The point is quite right, I hear various people object, but it should be borne in mind that such a newspaper article is written for the day and therefore the demands in terms of correctness cannot be too high. The paper lies open for a day and then disappears forever. How should a writer apply the same degree of polish to such an ephemeral product that one applies to something permanent? But this objection is completely unjustified. For whoever has a certain style at all, expresses it whether he writes for the day or for eternity. For style is something so interwoven with the spiritual being that every thought is necessarily expressed in the way the writer is accustomed to. Every truly stylistically gifted person has only one style, and he writes in this style because he cannot do otherwise. The reason why our journalists write in a sloppy and un-German way is not that they don't want to write better, but that they can't write better. We know quite well that good German writers do not become un-German once they publish articles in a newspaper. Or is the aesthete Vischer not always the same man of pithy, truly German style, whether he is writing about scientific subjects or about "foot care on the railroad"? How finely and elegantly Josef Bayer, for example, writes, even if he is only writing a newspaper article; how plain and simple is the writing of many a man whose words disappear with the day just like those of the reporter. But good stylists would have to deny themselves if they wanted to write differently than is their nature.
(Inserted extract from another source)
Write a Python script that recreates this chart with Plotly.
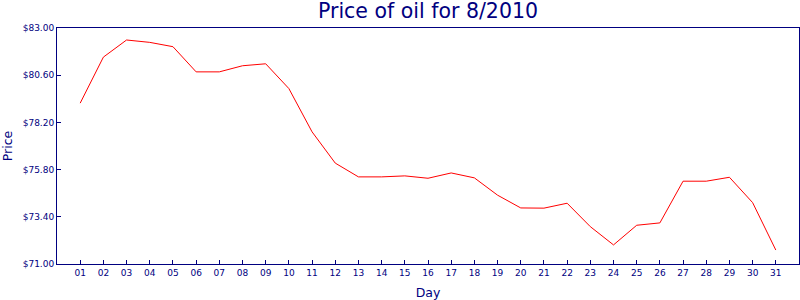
import plotly.graph_objects as go

days = [f"{d:02d}" for d in range(1, 32)]
prices = [79.18, 81.52, 82.39, 82.27, 82.05, 80.77, 80.77, 81.08, 81.18, 79.92,
          77.72, 76.13, 75.43, 75.43, 75.48, 75.36, 75.63, 75.38, 74.50, 73.85,
          73.84, 74.09, 72.90, 71.97, 72.97, 73.09, 75.21, 75.21, 75.41, 74.12, 71.71]
y_ticks = [71.0, 73.4, 75.8, 78.2, 80.6, 83.0]
y_tick_labels = [f"${v:.2f}" for v in y_ticks]

navy = "#000080"
font = "DejaVu Sans"

fig = go.Figure(go.Scatter(x=list(range(len(days))), y=prices, mode="lines",
                           line=dict(color="red", width=1)))

fig.update_layout(
    width=800, height=300,
    margin=dict(l=57, r=1, t=28, b=36),
    paper_bgcolor="white", plot_bgcolor="white",
    showlegend=False,
    font=dict(family=font, color=navy, size=9),
    title=dict(text="Price of oil for 8/2010", x=0.535, xanchor="center",
               y=0.963, yanchor="middle", font=dict(size=20.5, color=navy, family=font)),
)
fig.update_xaxes(
    range=[-1, 31], tickvals=list(range(len(days))), ticktext=days,
    showgrid=False, zeroline=False,
    showline=True, linecolor=navy, linewidth=1, mirror=True,
    ticks="inside", ticklen=4, tickcolor=navy,
    tickfont=dict(size=9, color=navy, family=font),
    title=dict(text="Day", font=dict(size=12.5, color=navy, family=font), standoff=11),
)
fig.update_yaxes(
    range=[71, 83], tickvals=y_ticks, ticktext=y_tick_labels,
    showgrid=False, zeroline=False,
    showline=True, linecolor=navy, linewidth=1, mirror=True,
    ticks="inside", ticklen=4, tickcolor=navy,
    tickfont=dict(size=9, color=navy, family=font),
    title=dict(text="Price", font=dict(size=12.5, color=navy, family=font), standoff=7),
)

fig.write_html("out.html")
We will only mention in passing that the evil we are discussing has already found its way into our school and academic reference books.

Although we have to admit that corruption of style is currently on the increase, we are not without hope for the future. With the strengthening of the national party, which is built on the basis of genuine folklore, a more prosperous development must also occur here. In many cases, the un-folkish spelling is merely a side effect of the old liberal, equally un-folkish attitude and will probably disappear with it.